Franziskus warnte davor, sich in eine akademischen Dünkel zu verschließen, mit Konzepten zu spielen, anstatt das Leben zu interpretieren, sich an Formeln zu klammern, sich aber von der wirklichen Existenz der Menschen zu lösen: „Diese beachtliche und unaufschiebbare Aufgabe verlangt auf der kulturellen Ebene akademischer Bildung und wissenschaftlicher Forschung die großherzige und gemeinsame Anstrengung hinsichtlich eines radikalen Paradigmenwechsels, ja mehr noch – ich erlaube mir zu sagen – hinsichtlich einer mutigen kulturellen Revolution’. Hierbei ist das weltweite Netz kirchlicher Universitäten und Fakultäten berufen, als entscheidenden Beitrag den Sauerteig, das Salz und das Licht des Evangeliums Jesu Christi und der lebendigen Tradition der Kirche – immer offen für neue Situationen und Vorschläge – einzubringen.

Es wird heute immer deutlicher sichtbar, dass es einer wahren Hermeneutik im Einklang mit dem Evangelium [bedarf], um das Leben, die Welt, die Menschen besser zu verstehen. Keine Synthese ist nötig, sondern eine geistige Atmosphäre der Suche und der Gewissheit, gegründet auf die Wahrheiten der Vernunft und des Glaubens.

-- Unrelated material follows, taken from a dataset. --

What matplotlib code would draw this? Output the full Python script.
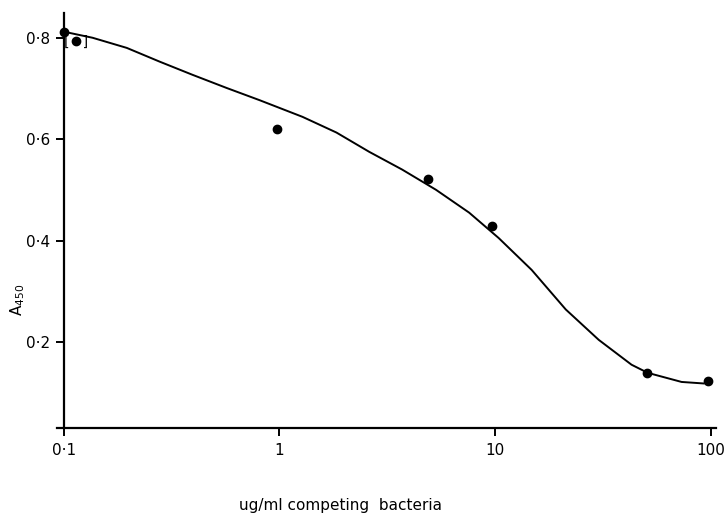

Philosophie und Theologie erlauben es, Überzeugungen zu erwerben, die die Intelligenz strukturieren und stärken sowie den Willen erhellen … aber all dies ist nur fruchtbar, wenn man es mit einem offenen Geist und auf Knien tut. Der Theologe, der sich an seinem vollständigen und abgeschlossenen Denken ergötzt, ist mittelmäßig. Der gute Theologe und Philosoph hat ein offenes Denken, das heißt es ist nicht abgeschlossen, immer offen für das ‚maius’ Gottes und der Wahrheit, immer in Entwicklung begriffen, jenem Gesetz entsprechend, das der heilige Vinzenz von Lérins folgendermaßen beschreibt: „annis consolidetur, dilatetur tempore, sublimetur aetate“ (Commonitorium primum, 23: PL 50,668)“ (Veritatis gaudium, 3).